Do any lines in the data below contain "matplotlib"? If so, copy every one of them.

» Source material:

###

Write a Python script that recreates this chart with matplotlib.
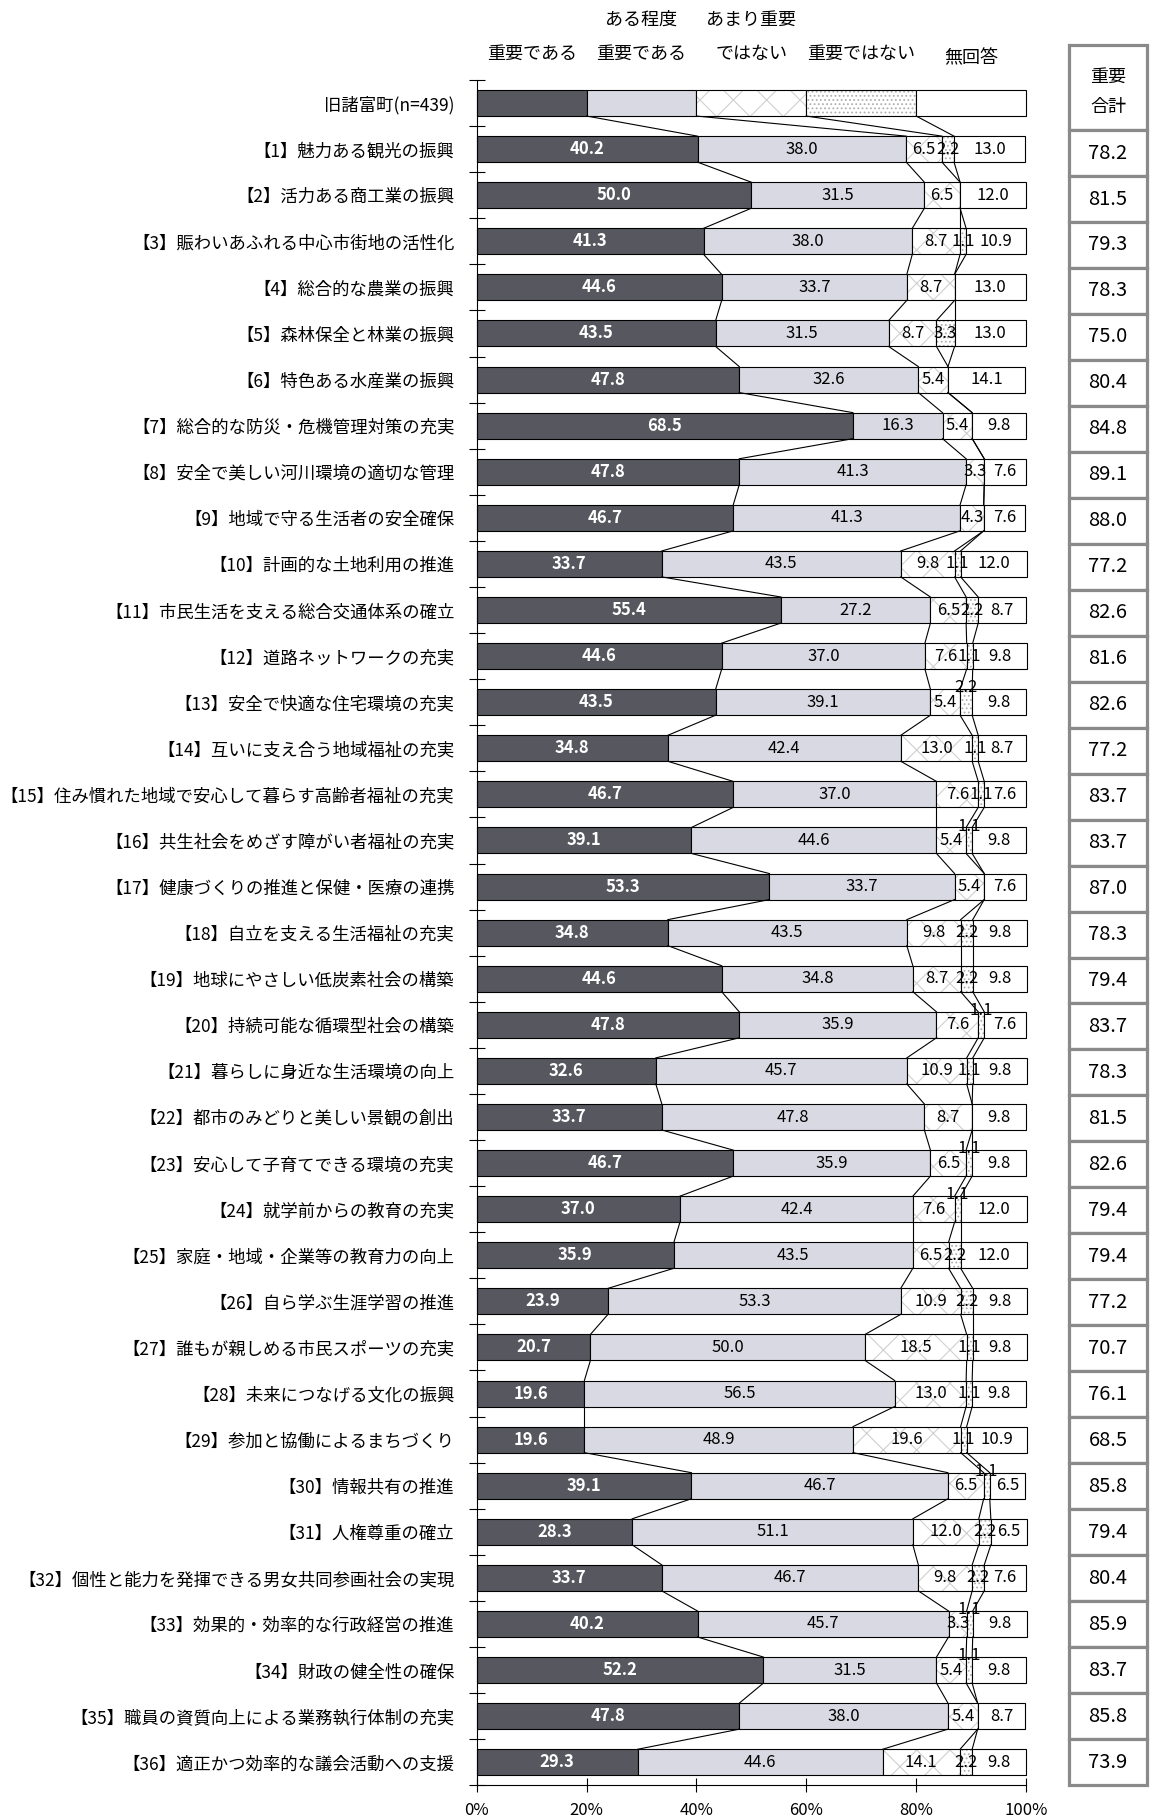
import numpy as np
import matplotlib
matplotlib.use("Agg")
import matplotlib.pyplot as plt
from matplotlib.patches import Rectangle

plt.rcParams['font.family'] = ['Noto Sans CJK JP', 'DejaVu Sans']
plt.rcParams['hatch.linewidth'] = 0.8

# --- data ---
categories = [
    "旧諸富町(n=439)",
    "【1】魅力ある観光の振興",
    "【2】活力ある商工業の振興",
    "【3】賑わいあふれる中心市街地の活性化",
    "【4】総合的な農業の振興",
    "【5】森林保全と林業の振興",
    "【6】特色ある水産業の振興",
    "【7】総合的な防災・危機管理対策の充実",
    "【8】安全で美しい河川環境の適切な管理",
    "【9】地域で守る生活者の安全確保",
    "【10】計画的な土地利用の推進",
    "【11】市民生活を支える総合交通体系の確立",
    "【12】道路ネットワークの充実",
    "【13】安全で快適な住宅環境の充実",
    "【14】互いに支え合う地域福祉の充実",
    "【15】住み慣れた地域で安心して暮らす高齢者福祉の充実",
    "【16】共生社会をめざす障がい者福祉の充実",
    "【17】健康づくりの推進と保健・医療の連携",
    "【18】自立を支える生活福祉の充実",
    "【19】地球にやさしい低炭素社会の構築",
    "【20】持続可能な循環型社会の構築",
    "【21】暮らしに身近な生活環境の向上",
    "【22】都市のみどりと美しい景観の創出",
    "【23】安心して子育てできる環境の充実",
    "【24】就学前からの教育の充実",
    "【25】家庭・地域・企業等の教育力の向上",
    "【26】自ら学ぶ生涯学習の推進",
    "【27】誰もが親しめる市民スポーツの充実",
    "【28】未来につなげる文化の振興",
    "【29】参加と協働によるまちづくり",
    "【30】情報共有の推進",
    "【31】人権尊重の確立",
    "【32】個性と能力を発揮できる男女共同参画社会の実現",
    "【33】効果的・効率的な行政経営の推進",
    "【34】財政の健全性の確保",
    "【35】職員の資質向上による業務執行体制の充実",
    "【36】適正かつ効率的な議会活動への支援",
]

very = [20, 40.2, 50.0, 41.3, 44.6, 43.5, 47.8, 68.5, 47.8, 46.7, 33.7, 55.4, 44.6,
        43.5, 34.8, 46.7, 39.1, 53.3, 34.8, 44.6, 47.8, 32.6, 33.7, 46.7, 37.0,
        35.9, 23.9, 20.7, 19.6, 19.6, 39.1, 28.3, 33.7, 40.2, 52.2, 47.8, 29.3]
somewhat = [20, 38.0, 31.5, 38.0, 33.7, 31.5, 32.6, 16.3, 41.3, 41.3, 43.5, 27.2, 37.0,
            39.1, 42.4, 37.0, 44.6, 33.7, 43.5, 34.8, 35.9, 45.7, 47.8, 35.9, 42.4,
            43.5, 53.3, 50.0, 56.5, 48.9, 46.7, 51.1, 46.7, 45.7, 31.5, 38.0, 44.6]
not_very = [20, 6.5, 6.5, 8.7, 8.7, 8.7, 5.4, 5.4, 3.3, 4.3, 9.8, 6.5, 7.6,
            5.4, 13.0, 7.6, 5.4, 5.4, 9.8, 8.7, 7.6, 10.9, 8.7, 6.5, 7.6,
            6.5, 10.9, 18.5, 13.0, 19.6, 6.5, 12.0, 9.8, 3.3, 5.4, 5.4, 14.1]
not_imp = [20, 2.2, 0, 1.1, 0, 3.3, 0, 0, 0, 0, 1.1, 2.2, 1.1,
           2.2, 1.1, 1.1, 1.1, 0, 2.2, 2.2, 1.1, 1.1, 0, 1.1, 1.1,
           2.2, 2.2, 1.1, 1.1, 1.1, 1.1, 2.2, 2.2, 1.1, 1.1, 0, 2.2]
no_answer = [20, 13.0, 12.0, 10.9, 13.0, 13.0, 14.1, 9.8, 7.6, 7.6, 12.0, 8.7, 9.8,
             9.8, 8.7, 7.6, 9.8, 7.6, 9.8, 9.8, 7.6, 9.8, 9.8, 9.8, 12.0,
             12.0, 9.8, 9.8, 9.8, 10.9, 6.5, 6.5, 7.6, 9.8, 9.8, 8.7, 9.8]
totals = [78.2, 81.5, 79.3, 78.3, 75.0, 80.4, 84.8, 89.1, 88.0, 77.2, 82.6, 81.6,
          82.6, 77.2, 83.7, 83.7, 87.0, 78.3, 79.4, 83.7, 78.3, 81.5, 82.6, 79.4,
          79.4, 77.2, 70.7, 76.1, 68.5, 85.8, 79.4, 80.4, 85.9, 83.7, 85.8, 73.9]

legend_top = ["", "ある程度", "あまり重要", "", ""]
legend_bottom = ["重要である", "重要である", "ではない", "重要ではない", "無回答"]

# rows where the small "重要ではない" label sits on the bar's top edge
raised_rows = [13, 16, 20, 23, 24, 30, 33, 34]

# --- figure ---
fig = plt.figure(figsize=(11.5, 18.16), dpi=100)
ax = fig.add_axes([476.7 / 1150, 1 - 1785.3 / 1816, (1026 - 476.7) / 1150, (1785.3 - 80) / 1816])

data = np.array([very, somewhat, not_very, not_imp, no_answer]).T
n = len(categories)
y = np.arange(n)
h = 0.564

fills = ['#57575f', '#d9d9e3', 'white', 'white', 'white']
hatches = [None, None, 'x', '....', None]
hatch_cols = [None, None, '#d0d0d0', '#b0b0b0', None]

left = np.zeros(n)
for k in range(5):
    vals = data[:, k]
    if hatches[k]:
        b = ax.barh(y, vals, left=left, height=h, color=fills[k],
                    edgecolor=hatch_cols[k], hatch=hatches[k], linewidth=0)
        for p in b.patches:
            p.set_clip_on(False)
        b = ax.barh(y, vals, left=left, height=h, facecolor='none',
                    edgecolor='black', linewidth=0.8)
    else:
        b = ax.barh(y, vals, left=left, height=h, color=fills[k],
                    edgecolor='black', linewidth=0.8)
    for p in b.patches:
        p.set_clip_on(False)
    left = left + vals

# series lines between bars
cum = np.cumsum(data, axis=1)
for i in range(n - 1):
    for k in range(4):
        ax.plot([cum[i, k], cum[i + 1, k]], [i + h / 2, i + 1 - h / 2],
                color='black', lw=0.8, clip_on=False)

# value labels
for i in range(1, n):
    start = 0
    for k in range(5):
        v = data[i, k]
        if v > 0:
            yy = i
            if k == 3 and i in raised_rows:
                yy = i - h / 2 - 0.03
            ax.text(start + v / 2, yy, f"{v:.1f}", ha='center', va='center',
                    fontsize=12, color='white' if k == 0 else 'black',
                    fontweight='bold' if k == 0 else 'normal')
        start += v

# legend header text above the first bar
for k in range(5):
    x = 10 + 20 * k
    yb = -0.977 if k == 4 else -1.064
    ax.text(x, yb, legend_bottom[k], ha='center', va='center', fontsize=13, clip_on=False)
    if legend_top[k]:
        ax.text(x, -1.80, legend_top[k], ha='center', va='center', fontsize=13, clip_on=False)

ax.set_xlim(0, 100)
ax.set_ylim(n - 0.5, -0.5)
ax.set_xticks(range(0, 101, 20))
ax.set_xticklabels([f"{v}%" for v in range(0, 101, 20)], fontsize=12)
ax.tick_params(axis='x', direction='inout', length=10, width=0.8, pad=7)
ax.set_yticks(y)
ax.set_yticklabels(categories, fontsize=12.5)
ax.tick_params(axis='y', which='major', length=0, pad=16)
ax.set_yticks(np.arange(-0.5, n, 1), minor=True)
ax.tick_params(axis='y', which='minor', direction='inout', length=12, width=0.8)
for s in ['top', 'right']:
    ax.spines[s].set_visible(False)
for s in ['left', 'bottom']:
    ax.spines[s].set_linewidth(0.8)

# --- right-hand total table ---
ax2 = fig.add_axes([1069 / 1150, 1 - 1785 / 1816, (1147 - 1069) / 1150, (1785 - 45) / 1816])
ax2.set_xlim(0, 1)
ax2.set_ylim(36, -1.85)
ax2.axis('off')
ax2.add_patch(Rectangle((0, -1.85), 1, 1.85, facecolor='white', edgecolor='#8a8a8a',
                        lw=2.3, clip_on=False))
ax2.text(0.5, -1.16, "重要", ha='center', va='center', fontsize=13)
ax2.text(0.5, -0.51, "合計", ha='center', va='center', fontsize=13)
for i, t in enumerate(totals):
    ax2.add_patch(Rectangle((0, i), 1, 1, facecolor='white', edgecolor='#8a8a8a',
                            lw=2.3, clip_on=False))
    ax2.text(0.5, i + 0.5, f"{t:.1f}", ha='center', va='center', fontsize=14.5)

fig.savefig("out.png", dpi=100)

###

» Completed task:
Write a Python script that recreates this chart with matplotlib.
import matplotlib
matplotlib.use("Agg")
import matplotlib.pyplot as plt
from matplotlib.patches import Rectangle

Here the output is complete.